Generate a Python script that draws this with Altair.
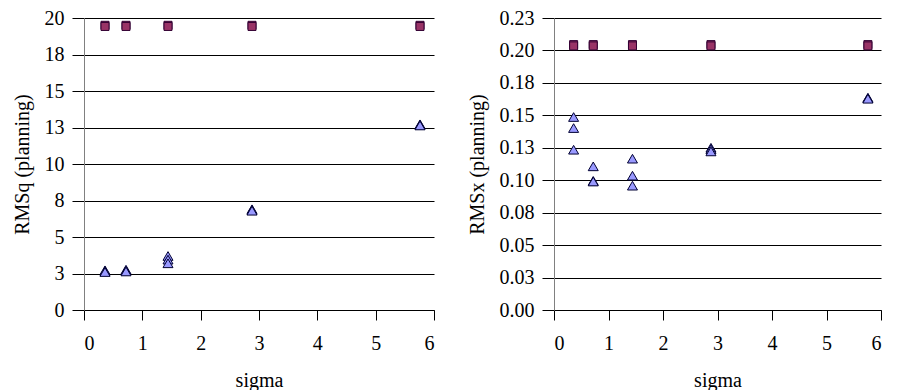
import altair as alt
import pandas as pd

sigma = [0.36, 0.72, 1.44, 2.88, 5.76]

# left panel: RMSq
rmsq_square = [[19.5, 19.42], [19.5, 19.42], [19.5, 19.42], [19.5, 19.42], [19.5, 19.42]]
rmsq_triangle = [[2.72, 2.66, 2.6], [2.76, 2.7, 2.64], [3.7, 3.45, 3.2], [6.9, 6.85, 6.8], [12.72, 12.68, 12.64]]

# right panel: RMSx
rmsx_square = [[0.2045, 0.2035], [0.2045, 0.2035], [0.2045, 0.2035], [0.2045, 0.2035], [0.2045, 0.2035]]
rmsx_triangle = [[0.1487, 0.1402, 0.1235], [0.1107, 0.0995, 0.0990], [0.1166, 0.1035, 0.0958],
                 [0.1250, 0.1238, 0.1222], [0.1636, 0.1632, 0.1628]]

x_ticks = [0, 1, 2, 3, 4, 5, 6]
q_ticks = [0, 2.5, 5, 7.5, 10, 12.5, 15, 17.5, 20]
x_ticks_r = [0, 0.025, 0.05, 0.075, 0.1, 0.125, 0.15, 0.175, 0.2, 0.225]


def frame(squares, triangles):
    rows = []
    for s, sq, tr in zip(sigma, squares, triangles):
        for v in sq:
            rows.append({"sigma": s, "value": v, "kind": "square"})
        for v in tr:
            rows.append({"sigma": s, "value": v, "kind": "triangle"})
    return pd.DataFrame(rows)


FONT = "Liberation Serif"
FS = 20

xaxis = alt.Axis(values=x_ticks, title="sigma", grid=False, tickSize=10, tickColor="#000000",
                 domainColor="#000000", labelPadding=13, titlePadding=17, format="d",
                 labelFont=FONT, labelFontSize=FS, titleFont=FONT, titleFontSize=FS,
                 titleFontWeight="normal", labelColor="#000000", titleColor="#000000")


def panel(df, title, ticks, top, label_expr, width):
    base = alt.Chart(df)
    x = alt.X("sigma:Q", scale=alt.Scale(domain=[0, 6], nice=False), axis=xaxis)
    y = alt.Y("value:Q", scale=alt.Scale(domain=[0, top], nice=False, zero=True),
              axis=alt.Axis(values=ticks, title=title, grid=True, gridColor="#000000",
                            gridOpacity=1, tickSize=12, tickColor="#000000",
                            domainColor="#808080", labelPadding=8, titlePadding=12,
                            labelExpr=label_expr,
                            labelFont=FONT, labelFontSize=FS, titleFont=FONT, titleFontSize=FS,
                            titleFontWeight="normal", labelColor="#000000", titleColor="#000000"))
    sq = base.transform_filter(alt.datum.kind == "square").mark_point(
        shape="square", filled=True, size=64, fill="#993366", stroke="#330033",
        strokeWidth=1, opacity=1).encode(x=x, y=y)
    tr = base.transform_filter(alt.datum.kind == "triangle").mark_point(
        shape="triangle-up", filled=True, size=100, fill="#9999FF", stroke="#000033",
        strokeWidth=1, opacity=1).encode(x=x, y=y)
    return alt.layer(sq, tr).properties(width=width, height=292)


left = panel(frame(rmsq_square, rmsq_triangle), "RMSq (planning)", q_ticks, 20,
             "format(round(datum.value), 'd')", 350)
right = panel(frame(rmsx_square, rmsx_triangle), "RMSx (planning)", x_ticks_r, 0.225,
              "format(round(datum.value * 100 + 1e-9) / 100, '.2f')", 327)

chart = alt.hconcat(left, right, spacing=32).properties(
    padding={"left": 4, "top": 0, "right": 0, "bottom": 0}
).configure(font=FONT).configure_view(stroke=None)

chart.save("out.html", embed_options={"renderer": "svg", "actions": False})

-=-=-

▸ Set exercise: Extract the lines exactly, please: the first line of the listing, the line with "0.175, 0.2, 0.225]", and every line between them, but no pictures.

▸ Result below:
Generate a Python script that draws this with Altair.
import altair as alt
import pandas as pd

sigma = [0.36, 0.72, 1.44, 2.88, 5.76]

# left panel: RMSq
rmsq_square = [[19.5, 19.42], [19.5, 19.42], [19.5, 19.42], [19.5, 19.42], [19.5, 19.42]]
rmsq_triangle = [[2.72, 2.66, 2.6], [2.76, 2.7, 2.64], [3.7, 3.45, 3.2], [6.9, 6.85, 6.8], [12.72, 12.68, 12.64]]

# right panel: RMSx
rmsx_square = [[0.2045, 0.2035], [0.2045, 0.2035], [0.2045, 0.2035], [0.2045, 0.2035], [0.2045, 0.2035]]
rmsx_triangle = [[0.1487, 0.1402, 0.1235], [0.1107, 0.0995, 0.0990], [0.1166, 0.1035, 0.0958],
                 [0.1250, 0.1238, 0.1222], [0.1636, 0.1632, 0.1628]]

x_ticks = [0, 1, 2, 3, 4, 5, 6]
q_ticks = [0, 2.5, 5, 7.5, 10, 12.5, 15, 17.5, 20]
x_ticks_r = [0, 0.025, 0.05, 0.075, 0.1, 0.125, 0.15, 0.175, 0.2, 0.225]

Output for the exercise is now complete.